EXERCISE DESCRIPTION:
The lines to extract run from the first line of the material below to the line containing "const geneTicks = [0, 25, 50, 75, 100, 125];", both included; leave the pictures behind.

SOURCE MATERIAL:
•••

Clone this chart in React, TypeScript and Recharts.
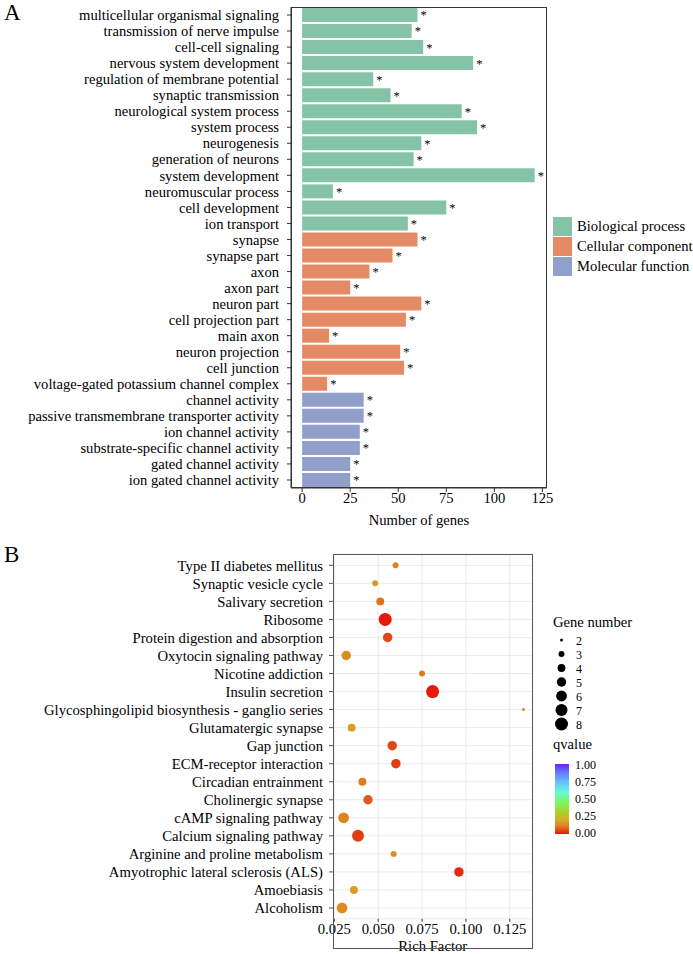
import React from "react";
import {
  BarChart,
  Bar,
  Cell,
  LabelList,
  XAxis,
  YAxis,
  ScatterChart,
  Scatter,
  CartesianGrid,
} from "recharts";

// Panel A: GO enrichment, top to bottom
const goTerms = [
  "multicellular organismal signaling",
  "transmission of nerve impulse",
  "cell-cell signaling",
  "nervous system development",
  "regulation of membrane potential",
  "synaptic transmission",
  "neurological system process",
  "system process",
  "neurogenesis",
  "generation of neurons",
  "system development",
  "neuromuscular process",
  "cell development",
  "ion transport",
  "synapse",
  "synapse part",
  "axon",
  "axon part",
  "neuron part",
  "cell projection part",
  "main axon",
  "neuron projection",
  "cell junction",
  "voltage-gated potassium channel complex",
  "channel activity",
  "passive transmembrane transporter activity",
  "ion channel activity",
  "substrate-specific channel activity",
  "gated channel activity",
  "ion gated channel activity",
];
const geneCounts = [
  60, 57, 63, 89, 37, 46, 83, 91, 62, 58, 121, 16, 75, 55,
  60, 47, 35, 25, 62, 54, 14, 51, 53, 13,
  32, 32, 30, 30, 25, 25,
];
const ontology = [
  "BP", "BP", "BP", "BP", "BP", "BP", "BP", "BP", "BP", "BP", "BP", "BP", "BP", "BP",
  "CC", "CC", "CC", "CC", "CC", "CC", "CC", "CC", "CC", "CC",
  "MF", "MF", "MF", "MF", "MF", "MF",
];
const ontologyNames = ["Biological process", "Cellular component", "Molecular function"];
const geneTicks = [0, 25, 50, 75, 100, 125];

// Panel B: KEGG pathways, top to bottom
const pathways = [
  "Type II diabetes mellitus",
  "Synaptic vesicle cycle",
  "Salivary secretion",
  "Ribosome",
  "Protein digestion and absorption",
  "Oxytocin signaling pathway",
  "Nicotine addiction",
  "Insulin secretion",
  "Glycosphingolipid biosynthesis - ganglio series",
  "Glutamatergic synapse",
  "Gap junction",
  "ECM-receptor interaction",
  "Circadian entrainment",
  "Cholinergic synapse",
  "cAMP signaling pathway",
  "Calcium signaling pathway",
  "Arginine and proline metabolism",
  "Amyotrophic lateral sclerosis (ALS)",
  "Amoebiasis",
  "Alcoholism",
];
const richFactor = [
  0.0599, 0.0483, 0.0512, 0.054, 0.0554, 0.0318, 0.075, 0.081, 0.1328, 0.0349,
  0.058, 0.0601, 0.041, 0.0442, 0.0303, 0.0385, 0.0588, 0.096, 0.0362, 0.0294,
];
const geneNumber = [3, 3, 4, 8, 5, 5, 3, 8, 2, 4, 5, 5, 4, 5, 6, 7, 3, 5, 4, 6];
const qvalues = [
  0.12, 0.16, 0.1, 0.005, 0.05, 0.13, 0.11, 0.005, 0.12, 0.17,
  0.05, 0.04, 0.11, 0.07, 0.12, 0.04, 0.13, 0.02, 0.17, 0.13,
];
const richTicks = [0.025, 0.05, 0.075, 0.1, 0.125];
const sizeLegend = [2, 3, 4, 5, 6, 7, 8];
const qTicks = [1.0, 0.75, 0.5, 0.25, 0.0];

const FONT = '"Liberation Serif", "Times New Roman", serif';
const GROUP_COLORS: Record<string, string> = { BP: "#86c2a6", CC: "#e48b66", MF: "#919fcb" };
const GROUP_KEYS = ["BP", "CC", "MF"];

// qvalue colour scale (red -> yellow -> green -> cyan -> blue -> purple)
const Q_STOPS: [number, number[]][] = [
  [0.0, [232, 20, 10]],
  [0.06, [226, 80, 24]],
  [0.12, [221, 134, 32]],
  [0.2, [212, 172, 42]],
  [0.3, [176, 204, 40]],
  [0.45, [120, 250, 90]],
  [0.6, [100, 250, 220]],
  [0.75, [100, 190, 255]],
  [0.88, [100, 120, 255]],
  [1.0, [112, 30, 255]],
];
const qColor = (q: number) => {
  for (let i = 1; i < Q_STOPS.length; i++) {
    const [p1, c1] = Q_STOPS[i];
    const [p0, c0] = Q_STOPS[i - 1];
    if (q <= p1) {
      const t = (q - p0) / (p1 - p0);
      const c = c0.map((v, k) => Math.round(v + (c1[k] - v) * t));
      return `rgb(${c[0]},${c[1]},${c[2]})`;
    }
  }
  return "rgb(112,30,255)";
};
// area-proportional size scale
const dotRadius = (n: number) => Math.sqrt(2.25 + (n - 2) * 6.7);

const goData = goTerms.map((term, i) => ({
  term,
  genes: geneCounts[i],
  group: ontology[i],
  star: "*",
}));

const keggData = pathways.map((name, i) => ({
  name,
  rich: richFactor[i],
  pos: pathways.length - i,
  genes: geneNumber[i],
  q: qvalues[i],
}));

const DotShape = (props: any) => {
  const { cx, cy, payload } = props;
  if (cx == null || cy == null) return null;
  return <circle cx={cx} cy={cy} r={dotRadius(payload.genes)} fill={qColor(payload.q)} />;
};

const tickA = { fontFamily: FONT, fontSize: 14.6, fill: "#000" };
const tickB = { fontFamily: FONT, fontSize: 14.7, fill: "#000" };

export default function App() {
  return (
    <div style={{ position: "absolute", left: 0, top: 0, width: 693, height: 954, background: "#fff", fontFamily: FONT }}>
      {/* Panel A */}
      <div style={{ position: "absolute", left: 0, top: 0 }}>
        <BarChart
          width={693}
          height={530}
          data={goData}
          layout="vertical"
          margin={{ top: 7, right: 146, bottom: 2, left: 0 }}
          barCategoryGap={1}
        >
          <XAxis
            type="number"
            dataKey="genes"
            domain={[-5.8, 127.4]}
            ticks={geneTicks}
            allowDataOverflow
            height={40}
            tickSize={4}
            tickMargin={1}
            stroke="#333"
            tick={tickA}
            label={{ value: "Number of  genes", position: "insideBottom", offset: 3, style: { ...tickA, whiteSpace: "pre" } }}
          />
          <YAxis
            type="category"
            dataKey="term"
            width={291}
            tickSize={4}
            tickMargin={8}
            stroke="#333"
            tick={tickA}
            interval={0}
          />
          <Bar dataKey="genes" isAnimationActive={false}>
            {goData.map((d, i) => (
              <Cell key={`bar-${i}`} fill={GROUP_COLORS[d.group]} />
            ))}
            <LabelList dataKey="star" position="right" offset={3} style={{ fontFamily: FONT, fontSize: 12.5, fill: "#000" }} />
          </Bar>
        </BarChart>
        <div style={{ position: "absolute", left: 291, top: 7, width: 256, height: 481, border: "1px solid #333", boxSizing: "border-box", pointerEvents: "none" }} />
      </div>

      {/* Panel B */}
      <div style={{ position: "absolute", left: 0, top: 530 }}>
        <ScatterChart width={693} height={424} margin={{ top: 24.5, right: 160.5, bottom: 0, left: 0 }}>
          <CartesianGrid
            stroke="#ebebeb"
            verticalValues={[0.025, 0.0375, 0.05, 0.0625, 0.075, 0.0875, 0.1, 0.1125, 0.125]}
          />
          <XAxis
            type="number"
            dataKey="rich"
            domain={[0.02426, 0.13793]}
            ticks={richTicks}
            allowDataOverflow
            tickFormatter={(v: number) => v.toFixed(3)}
            height={35.2}
            tickSize={3}
            tickMargin={2}
            stroke="#333"
            axisLine={false}
            tick={tickB}
            label={{ value: "Rich Factor", position: "insideBottom", offset: 3, style: tickB }}
          />
          <YAxis
            type="number"
            dataKey="pos"
            domain={[0.4, pathways.length + 0.6]}
            ticks={pathways.map((_, i) => i + 1)}
            allowDataOverflow
            interval={0}
            tickFormatter={(v: number) => pathways[pathways.length - v] ?? ""}
            width={333}
            tickSize={4}
            tickMargin={6}
            stroke="#555"
            axisLine={false}
            tick={tickB}
          />
          <Scatter data={keggData} shape={<DotShape />} isAnimationActive={false} />
        </ScatterChart>
        <div style={{ position: "absolute", left: 332.5, top: 24, width: 200, height: 395, border: "1px solid #555", boxSizing: "border-box", pointerEvents: "none" }} />
      </div>

      {/* panel letters and legends */}
      <svg width={693} height={954} style={{ position: "absolute", left: 0, top: 0, pointerEvents: "none", fontFamily: FONT }}>
        <text x={4} y={20} fontSize={23}>A</text>
        <text x={4} y={562} fontSize={23}>B</text>

        {GROUP_KEYS.map((g, i) => (
          <g key={g}>
            <rect x={553} y={217 + i * 20} width={19} height={19} fill={GROUP_COLORS[g]} />
            <text x={577} y={231 + i * 20} fontSize={14.6}>{ontologyNames[i]}</text>
          </g>
        ))}

        <text x={553} y={627} fontSize={14.6}>Gene number</text>
        {sizeLegend.map((n, i) => (
          <g key={n}>
            <circle cx={561.5} cy={640 + i * 14} r={dotRadius(n)} fill="#000" />
            <text x={576} y={644.5 + i * 14} fontSize={12}>{n}</text>
          </g>
        ))}

        <text x={553} y={749} fontSize={14.6}>qvalue</text>
        <defs>
          <linearGradient id="qgrad" x1="0" y1="1" x2="0" y2="0">
            {Q_STOPS.map(([p, c]) => (
              <stop key={p} offset={p} stopColor={`rgb(${c[0]},${c[1]},${c[2]})`} />
            ))}
          </linearGradient>
        </defs>
        <rect x={555} y={764} width={14} height={70} fill="url(#qgrad)" />
        {qTicks.map((q) => (
          <text key={q} x={575} y={769 + (1 - q) * 68} fontSize={12}>{q.toFixed(2)}</text>
        ))}
      </svg>
    </div>
  );
}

•••

RESULT OF THIS TASK:
Clone this chart in React, TypeScript and Recharts.
import React from "react";
import {
  BarChart,
  Bar,
  Cell,
  LabelList,
  XAxis,
  YAxis,
  ScatterChart,
  Scatter,
  CartesianGrid,
} from "recharts";

// Panel A: GO enrichment, top to bottom
const goTerms = [
  "multicellular organismal signaling",
  "transmission of nerve impulse",
  "cell-cell signaling",
  "nervous system development",
  "regulation of membrane potential",
  "synaptic transmission",
  "neurological system process",
  "system process",
  "neurogenesis",
  "generation of neurons",
  "system development",
  "neuromuscular process",
  "cell development",
  "ion transport",
  "synapse",
  "synapse part",
  "axon",
  "axon part",
  "neuron part",
  "cell projection part",
  "main axon",
  "neuron projection",
  "cell junction",
  "voltage-gated potassium channel complex",
  "channel activity",
  "passive transmembrane transporter activity",
  "ion channel activity",
  "substrate-specific channel activity",
  "gated channel activity",
  "ion gated channel activity",
];
const geneCounts = [
  60, 57, 63, 89, 37, 46, 83, 91, 62, 58, 121, 16, 75, 55,
  60, 47, 35, 25, 62, 54, 14, 51, 53, 13,
  32, 32, 30, 30, 25, 25,
];
const ontology = [
  "BP", "BP", "BP", "BP", "BP", "BP", "BP", "BP", "BP", "BP", "BP", "BP", "BP", "BP",
  "CC", "CC", "CC", "CC", "CC", "CC", "CC", "CC", "CC", "CC",
  "MF", "MF", "MF", "MF", "MF", "MF",
];
const ontologyNames = ["Biological process", "Cellular component", "Molecular function"];
const geneTicks = [0, 25, 50, 75, 100, 125];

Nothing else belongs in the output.